Since we’re watching this on a screen in 2D, I’m not sure I see the advantage over current technology. I can already draw a 2D projection of a spacial figure, and virtually rotate it, in the software on my PC.
From a pedagogical POV. I don’t think any new technology has a benefit over what you see in early-20th-century math texts, where figures are monochrome and hand-drawn. The old figures are technically less accurate, and lack much of the detail, but this is pedagogically a net positive, since the important features of the figure can be emphasized in the drawing through exaggeration and omission of distracting features.
For a static image, I agree. But I was immediately struck by the possibility of the surface being animated in real time as the underlying equation is altered. When combined with the ability to explore the resulting object in a natural way, it feels like we’ve crossed into something fundamentally more powerful.
We can already do that as well, though projected on a 2D screen.
You realize AR is stereoscopic, that is to say, true 3D, not 2D… ya?
Good point. The human visual system, especially in combination with kinesthetic sensation, would give an excellent ‘feel’ for what is going on. Certainly people who are naturally good at math (have good spacial imagination?) wouldn’t benefit as much, but for all the people who struggle to engage with math I think this would be a great benefit.
The only advantage of this kind of visualization, is that the parallax changes in synch with the screen. For 3D visualizations, that’s one more hack to add to the existing stereoscopic tricks and wooden models.
Like you, I don’t see this as a game changer necessarily, but the kids already have these smart phones in the classroom, so its beneficial for the teacher to give them something useful to do with those portable screens.
In before, “get offa my lawn!”
I realize that the video we were looking at is 2D, as I mentioned. I also realize that in a classroom situation, students are not going to be looking at it in 3D, at least for the foreseeable future. (In my classroom probably never, as even when I am teaching things like flows on surfaces this kind of representation is just not very useful.)
ETA: Of course, that you can do this very cool, I think the researchers behind it have accomplished something nifty, I just don’t see any real pedagogical value.

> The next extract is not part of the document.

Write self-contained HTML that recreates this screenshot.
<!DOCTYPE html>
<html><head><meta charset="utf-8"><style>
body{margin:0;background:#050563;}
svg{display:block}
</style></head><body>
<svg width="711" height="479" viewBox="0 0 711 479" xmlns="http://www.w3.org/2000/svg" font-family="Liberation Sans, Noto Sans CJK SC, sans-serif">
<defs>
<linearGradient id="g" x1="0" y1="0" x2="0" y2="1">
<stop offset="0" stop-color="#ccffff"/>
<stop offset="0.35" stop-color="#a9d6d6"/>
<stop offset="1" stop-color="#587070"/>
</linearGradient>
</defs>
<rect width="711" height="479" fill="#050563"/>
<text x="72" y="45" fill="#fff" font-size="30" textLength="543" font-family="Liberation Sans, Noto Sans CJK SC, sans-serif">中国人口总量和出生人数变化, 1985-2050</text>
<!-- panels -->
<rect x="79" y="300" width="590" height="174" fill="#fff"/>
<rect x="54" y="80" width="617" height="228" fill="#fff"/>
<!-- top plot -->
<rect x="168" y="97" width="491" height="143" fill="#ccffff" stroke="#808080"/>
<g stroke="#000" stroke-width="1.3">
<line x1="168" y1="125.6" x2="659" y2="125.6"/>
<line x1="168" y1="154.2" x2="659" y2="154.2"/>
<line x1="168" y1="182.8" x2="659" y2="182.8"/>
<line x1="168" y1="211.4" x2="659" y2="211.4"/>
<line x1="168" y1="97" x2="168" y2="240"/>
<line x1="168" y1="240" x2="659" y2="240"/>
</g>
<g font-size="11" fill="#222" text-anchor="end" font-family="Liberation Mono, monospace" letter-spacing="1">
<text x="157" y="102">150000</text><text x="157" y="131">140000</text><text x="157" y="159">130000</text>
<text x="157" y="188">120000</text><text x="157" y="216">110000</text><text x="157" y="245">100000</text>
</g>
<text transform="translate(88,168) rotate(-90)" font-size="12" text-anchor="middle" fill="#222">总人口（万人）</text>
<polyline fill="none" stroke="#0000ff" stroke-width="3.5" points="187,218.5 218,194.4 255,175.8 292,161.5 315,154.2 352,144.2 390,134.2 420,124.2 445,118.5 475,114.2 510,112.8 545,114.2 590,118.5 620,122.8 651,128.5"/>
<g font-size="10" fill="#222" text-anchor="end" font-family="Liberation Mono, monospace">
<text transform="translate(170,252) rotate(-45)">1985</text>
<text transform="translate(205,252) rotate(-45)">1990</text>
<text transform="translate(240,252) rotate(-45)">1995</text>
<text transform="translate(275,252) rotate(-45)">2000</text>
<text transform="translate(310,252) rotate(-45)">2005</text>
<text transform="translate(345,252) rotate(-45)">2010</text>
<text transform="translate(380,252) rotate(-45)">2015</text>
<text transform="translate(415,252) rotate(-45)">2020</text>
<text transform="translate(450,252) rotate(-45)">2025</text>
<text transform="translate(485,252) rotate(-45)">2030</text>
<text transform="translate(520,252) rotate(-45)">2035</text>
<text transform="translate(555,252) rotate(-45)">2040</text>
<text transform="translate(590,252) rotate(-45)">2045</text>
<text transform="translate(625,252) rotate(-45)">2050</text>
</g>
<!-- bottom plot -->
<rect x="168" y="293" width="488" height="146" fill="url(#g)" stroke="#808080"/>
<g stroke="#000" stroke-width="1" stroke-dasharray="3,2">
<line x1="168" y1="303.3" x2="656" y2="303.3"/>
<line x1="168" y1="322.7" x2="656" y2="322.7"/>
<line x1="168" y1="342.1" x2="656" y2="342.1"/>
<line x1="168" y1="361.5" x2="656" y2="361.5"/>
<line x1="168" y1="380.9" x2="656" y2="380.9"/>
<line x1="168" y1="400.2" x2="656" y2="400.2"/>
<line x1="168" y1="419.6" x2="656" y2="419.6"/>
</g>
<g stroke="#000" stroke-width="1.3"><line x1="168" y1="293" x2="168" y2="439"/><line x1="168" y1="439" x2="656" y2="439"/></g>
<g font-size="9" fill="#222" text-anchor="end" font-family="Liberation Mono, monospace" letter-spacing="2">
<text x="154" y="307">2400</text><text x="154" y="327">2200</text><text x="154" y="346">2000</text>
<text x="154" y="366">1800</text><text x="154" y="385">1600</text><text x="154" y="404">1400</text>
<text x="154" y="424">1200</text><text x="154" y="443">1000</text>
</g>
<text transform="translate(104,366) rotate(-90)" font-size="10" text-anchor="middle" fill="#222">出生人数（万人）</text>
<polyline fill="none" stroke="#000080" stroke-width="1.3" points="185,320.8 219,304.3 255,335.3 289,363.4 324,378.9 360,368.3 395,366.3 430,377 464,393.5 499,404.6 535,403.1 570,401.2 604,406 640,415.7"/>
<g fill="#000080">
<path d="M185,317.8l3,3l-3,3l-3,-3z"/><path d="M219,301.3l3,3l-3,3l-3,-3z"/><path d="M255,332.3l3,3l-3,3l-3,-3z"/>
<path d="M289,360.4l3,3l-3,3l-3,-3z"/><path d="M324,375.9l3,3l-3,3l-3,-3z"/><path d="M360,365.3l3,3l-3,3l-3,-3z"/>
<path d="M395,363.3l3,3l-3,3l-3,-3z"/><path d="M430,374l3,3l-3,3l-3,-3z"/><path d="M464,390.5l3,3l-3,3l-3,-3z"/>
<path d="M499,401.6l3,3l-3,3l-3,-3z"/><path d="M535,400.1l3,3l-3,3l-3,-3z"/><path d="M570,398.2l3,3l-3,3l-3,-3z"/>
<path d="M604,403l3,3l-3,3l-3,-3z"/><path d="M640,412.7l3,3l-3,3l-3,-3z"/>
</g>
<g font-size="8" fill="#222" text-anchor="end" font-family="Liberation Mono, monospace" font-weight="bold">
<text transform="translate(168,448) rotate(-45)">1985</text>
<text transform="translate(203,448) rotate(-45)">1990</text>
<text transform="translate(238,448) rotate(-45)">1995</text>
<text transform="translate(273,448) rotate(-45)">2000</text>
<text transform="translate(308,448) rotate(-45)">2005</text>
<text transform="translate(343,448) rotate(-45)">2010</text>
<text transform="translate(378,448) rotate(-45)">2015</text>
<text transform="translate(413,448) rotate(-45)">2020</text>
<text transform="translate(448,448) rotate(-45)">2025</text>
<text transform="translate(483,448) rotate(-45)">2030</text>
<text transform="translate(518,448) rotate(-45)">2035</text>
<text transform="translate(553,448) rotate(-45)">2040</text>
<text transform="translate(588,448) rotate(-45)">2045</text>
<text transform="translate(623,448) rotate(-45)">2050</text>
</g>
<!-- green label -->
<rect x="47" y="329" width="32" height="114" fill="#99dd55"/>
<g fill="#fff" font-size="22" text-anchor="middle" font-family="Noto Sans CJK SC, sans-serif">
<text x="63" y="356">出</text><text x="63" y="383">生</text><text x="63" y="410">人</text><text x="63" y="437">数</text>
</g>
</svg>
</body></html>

Anyone who has looked at a pile of cryptic maths and a spaghetti diagram projecting some “salient features” into shrunken 2D plot may disagree.

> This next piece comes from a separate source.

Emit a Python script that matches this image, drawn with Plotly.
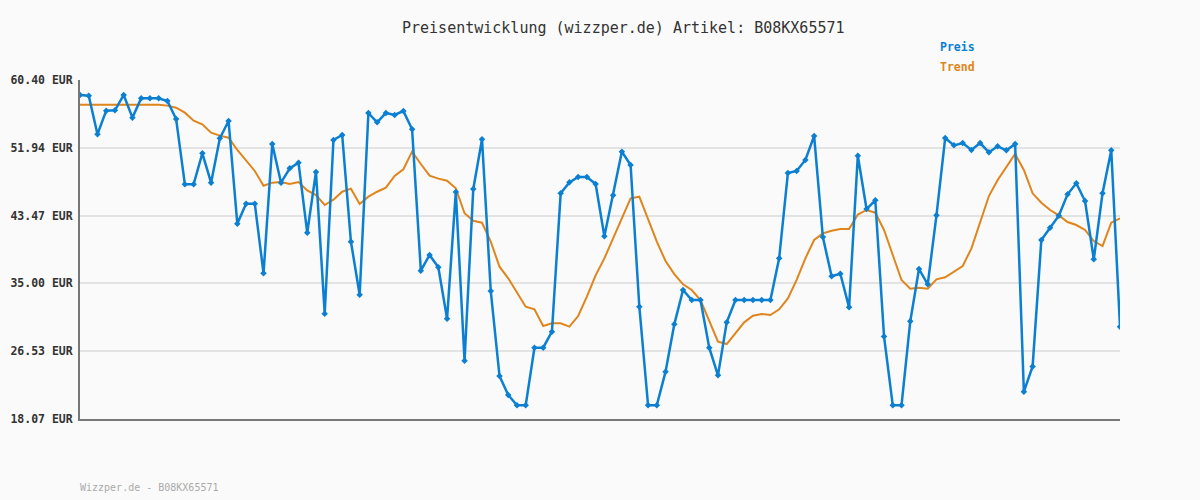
import plotly.graph_objects as go

preis = [58.53, 58.44, 53.62, 56.57, 56.61, 58.53, 55.70, 58.11, 58.11, 58.11,
         57.78, 55.53, 47.37, 47.37, 51.25, 47.58, 53.12, 55.28, 42.46, 44.96,
         44.96, 36.26, 52.41, 47.58, 49.37, 50.08, 41.33, 48.91, 31.22, 52.91,
         53.53, 40.21, 33.59, 56.28, 55.11, 56.28, 56.03, 56.53, 54.24, 36.59,
         38.55, 37.01, 30.60, 46.41, 25.35, 46.79, 52.99, 34.05, 23.44, 21.07,
         19.78, 19.78, 26.97, 26.97, 28.97, 46.25, 47.62, 48.29, 48.29, 47.41,
         40.88, 46.00, 51.45, 49.79, 32.09, 19.78, 19.78, 23.98, 29.89, 34.18,
         32.93, 32.93, 26.97, 23.52, 30.14, 32.93, 32.93, 32.93, 32.93, 32.93,
         38.13, 48.79, 49.04, 50.41, 53.41, 40.79, 35.89, 36.21, 32.01, 50.95,
         44.29, 45.38, 28.38, 19.78, 19.78, 30.27, 36.80, 34.89, 43.50, 53.16,
         52.24, 52.53, 51.66, 52.53, 51.37, 52.12, 51.62, 52.41, 21.48, 24.64,
         40.42, 41.96, 43.46, 46.13, 47.50, 45.29, 38.01, 46.25, 51.62, 29.60]

trend = [57.32, 57.32, 57.32, 57.32, 57.32, 57.32, 57.32, 57.32, 57.32, 57.32,
         57.20, 56.94, 56.32, 55.32, 54.87, 53.82, 53.45, 53.20, 51.66, 50.33,
         49.04, 47.20, 47.58, 47.66, 47.41, 47.66, 46.62, 46.04, 44.79, 45.45,
         46.45, 46.83, 44.92, 45.83, 46.45, 46.95, 48.41, 49.25, 51.45, 49.91,
         48.45, 48.08, 47.83, 46.88, 43.76, 42.83, 42.58, 40.21, 37.09, 35.64,
         33.84, 32.09, 31.76, 29.68, 30.02, 30.02, 29.60, 30.93, 33.34, 36.00,
         38.13, 40.63, 43.13, 45.63, 45.83, 43.13, 40.21, 37.80, 36.17, 34.89,
         34.18, 32.93, 30.43, 27.72, 27.43, 28.77, 30.14, 30.97, 31.18, 31.06,
         31.76, 33.13, 35.43, 38.13, 40.42, 41.25, 41.58, 41.79, 41.79, 43.60,
         44.17, 43.83, 41.67, 38.55, 35.43, 34.34, 34.47, 34.34, 35.51, 35.76,
         36.46, 37.17, 39.38, 42.71, 45.91, 47.91, 49.50, 51.16, 49.16, 46.25,
         45.08, 44.17, 43.50, 42.67, 42.29, 41.67, 40.29, 39.67, 42.58, 43.13]

y_ticks = [18.07, 26.53, 35.00, 43.47, 51.94, 60.40]
y_tick_labels = ["18.07 EUR", "26.53 EUR", "35.00 EUR", "43.47 EUR", "51.94 EUR", "60.40 EUR"]

x = list(range(len(preis)))

BLUE = "#0b7fd1"
ORANGE = "#e0851c"
MONO = "DejaVu Sans Mono, Liberation Mono, monospace"

fig = go.Figure()
fig.add_trace(go.Scatter(x=x, y=trend, mode="lines", name="Trend",
                         line=dict(color=ORANGE, width=2)))
fig.add_trace(go.Scatter(x=x, y=preis, mode="lines+markers", name="Preis",
                         line=dict(color=BLUE, width=2.5),
                         marker=dict(symbol="diamond", size=5, color=BLUE)))

fig.update_layout(
    width=1200, height=500,
    margin=dict(l=80, r=80, t=80, b=81, autoexpand=False),
    paper_bgcolor="#fafafa", plot_bgcolor="#fafafa",
    showlegend=False,
    xaxis=dict(range=[0, len(preis) - 1], showgrid=False, zeroline=False,
               showticklabels=False, showline=True, linecolor="#777777",
               linewidth=2, ticks="", automargin=False),
    yaxis=dict(range=[18.07, 60.40], tickvals=y_ticks, ticktext=y_tick_labels,
               showgrid=True, gridcolor="#e3e3e3", gridwidth=2, zeroline=False,
               showline=True, linecolor="#777777", linewidth=2, ticks="",
               ticklabelstandoff=3, automargin=False,
               tickfont=dict(family=MONO, size=11.5, color="#333333", weight="bold")),
    annotations=[
        dict(text="Preisentwicklung (wizzper.de) Artikel: B08KX65571",
             xref="paper", yref="paper", x=(623 - 80) / 1040, y=(419 - 28) / 339,
             xanchor="center", yanchor="middle", showarrow=False,
             font=dict(family=MONO, size=15, color="#333333")),
        dict(text="Preis", xref="paper", yref="paper",
             x=(938 - 80) / 1040, y=(419 - 47) / 339,
             xanchor="left", yanchor="middle", showarrow=False,
             font=dict(family=MONO, size=11.5, color=BLUE, weight="bold")),
        dict(text="Trend", xref="paper", yref="paper",
             x=(938 - 80) / 1040, y=(419 - 67) / 339,
             xanchor="left", yanchor="middle", showarrow=False,
             font=dict(family=MONO, size=11.5, color=ORANGE, weight="bold")),
        dict(text="Wizzper.de - B08KX65571", xref="paper", yref="paper",
             x=-2 / 1040, y=(419 - 487) / 339, xanchor="left", yanchor="middle",
             showarrow=False, font=dict(family=MONO, size=10, color="#aaaaaa")),
    ],
)

fig.write_html("out.html")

which is a slight deficiency in your imagination :-).
Imagine you run this on a smartphone, and you can look at the mathematical object from all sides by walking around it and using your phone as a window onto the object.
I’ve met a lot of highschool students who would benefit from this to get a grasp on the actual shape of the object and maybe develop some spatial awareness.

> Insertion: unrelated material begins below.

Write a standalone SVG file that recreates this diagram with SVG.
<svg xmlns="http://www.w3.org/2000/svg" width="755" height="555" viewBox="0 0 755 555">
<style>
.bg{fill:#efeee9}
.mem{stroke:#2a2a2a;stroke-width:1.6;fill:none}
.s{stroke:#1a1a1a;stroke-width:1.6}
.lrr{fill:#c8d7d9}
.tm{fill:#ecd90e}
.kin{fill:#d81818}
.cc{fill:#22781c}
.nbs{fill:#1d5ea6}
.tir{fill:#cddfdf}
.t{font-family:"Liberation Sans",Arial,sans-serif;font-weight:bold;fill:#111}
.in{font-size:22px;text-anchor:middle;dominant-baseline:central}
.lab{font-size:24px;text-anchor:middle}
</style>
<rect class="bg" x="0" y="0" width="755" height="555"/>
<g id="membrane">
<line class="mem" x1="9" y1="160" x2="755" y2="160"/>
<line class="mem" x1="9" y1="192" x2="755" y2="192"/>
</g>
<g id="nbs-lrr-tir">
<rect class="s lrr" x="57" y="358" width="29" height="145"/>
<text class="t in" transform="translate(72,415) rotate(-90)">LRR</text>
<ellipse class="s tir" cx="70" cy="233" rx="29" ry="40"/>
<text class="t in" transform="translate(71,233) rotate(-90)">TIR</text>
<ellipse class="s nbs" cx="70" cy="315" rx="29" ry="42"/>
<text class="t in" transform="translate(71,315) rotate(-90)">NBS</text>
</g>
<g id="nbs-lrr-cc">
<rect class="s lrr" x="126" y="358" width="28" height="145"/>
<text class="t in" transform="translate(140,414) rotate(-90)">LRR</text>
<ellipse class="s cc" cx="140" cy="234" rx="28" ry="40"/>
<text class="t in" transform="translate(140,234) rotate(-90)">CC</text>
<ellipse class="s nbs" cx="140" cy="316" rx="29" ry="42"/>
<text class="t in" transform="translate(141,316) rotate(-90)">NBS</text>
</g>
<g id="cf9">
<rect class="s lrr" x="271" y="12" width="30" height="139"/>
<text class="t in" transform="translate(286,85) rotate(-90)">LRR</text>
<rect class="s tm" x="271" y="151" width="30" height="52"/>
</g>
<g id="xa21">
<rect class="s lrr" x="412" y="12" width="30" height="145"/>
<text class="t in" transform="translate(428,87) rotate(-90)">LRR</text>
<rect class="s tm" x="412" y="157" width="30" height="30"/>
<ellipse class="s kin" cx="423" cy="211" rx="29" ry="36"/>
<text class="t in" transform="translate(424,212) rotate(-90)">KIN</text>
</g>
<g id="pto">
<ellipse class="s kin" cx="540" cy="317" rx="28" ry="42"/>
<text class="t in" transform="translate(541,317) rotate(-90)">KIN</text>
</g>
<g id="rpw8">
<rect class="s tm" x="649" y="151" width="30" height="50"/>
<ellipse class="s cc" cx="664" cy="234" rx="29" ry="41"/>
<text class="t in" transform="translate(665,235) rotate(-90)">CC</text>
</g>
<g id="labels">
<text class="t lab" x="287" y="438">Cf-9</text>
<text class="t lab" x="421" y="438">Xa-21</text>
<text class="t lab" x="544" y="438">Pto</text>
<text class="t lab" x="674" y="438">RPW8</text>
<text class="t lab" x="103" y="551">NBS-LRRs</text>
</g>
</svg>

If 3D lacked such utility, I feel like we’d all have one big eye, heheh.
I’m a big fan of solid models for the kind of solids, especially regular solids, that most students encounter at early stages. I’m not sure many such students need to have a good understanding of the surface x^2+y^2+z^2=9-cos(2xy). But, maybe I just need more experience. I’ve only been at this, student and teacher, for 45 years or so.
Imagine you run this on a smartphone, and you can look at the mathematical object from all sides by walking around it and using your phone as a window onto the object.
If you mean using the smartphone in VR mode, mounted on the students’ heads in front of their eyes, then it would be interesting to see the hundreds of students in a Calculus lecture walking around the virtual object, and a neat trick if they could do it without too much damage to one another!
augmented reality… CGI FX in near realtime?
This is the feverish dream of a TI graphing calculator of becoming cool at last.
Very nifty from a purely technical standpoint of course, and I would spend an inordinate amount of time just fiddling around with it.
That being said: it’s my theory that you can’t learn (or teach) spatial awareness. It’s something innate like, say the ability to sit through any opera lasting longer than 90 minutes or so. Help someone to become aware that they have it, and help them hone that skill - certainly.
And it’s no biggie if you have no spatial awareness whatsoever; you can always become an architect.
Without trying to belittle your experience or insights, to me as a practicing mathematically oriented engineer, the first thing I do when I’m trying to understand a new technique is to play with visualising the equations and some toy data. Often it makes much sense to do that in 3D*, then one struggles from the problem of actually seeing a 2D projection. This sort of tool would be super useful in some situations.
*Generally 3D is a better approximation to ND than 2D and me helps to build the mental model to understand the general case.
Ok? You’ve been a teacher 45 years and you don’t see the usefulness of this? Maybe you’re just a better teacher than me and don’t need the visual aid, but in my experience it’s always nice to have different tools to appeal to different students.
Why do such students need math at all, I ask you. Maybe better to quit teaching altogether?
No. I mean holding the phone in front of you as a window into an ‘aternate reality’. Sortof like Pokemon go.
I guess not having a clear idea of how you could use this explains not understanding the usefulness.
Then we’re back to 2D, and we are already able to effectively do this; there is plenty of software for taking a 2D projection of a 3D plot and moving it around/modifying the parameters in real time, and all without you yourself having to walk around and bump into the other students.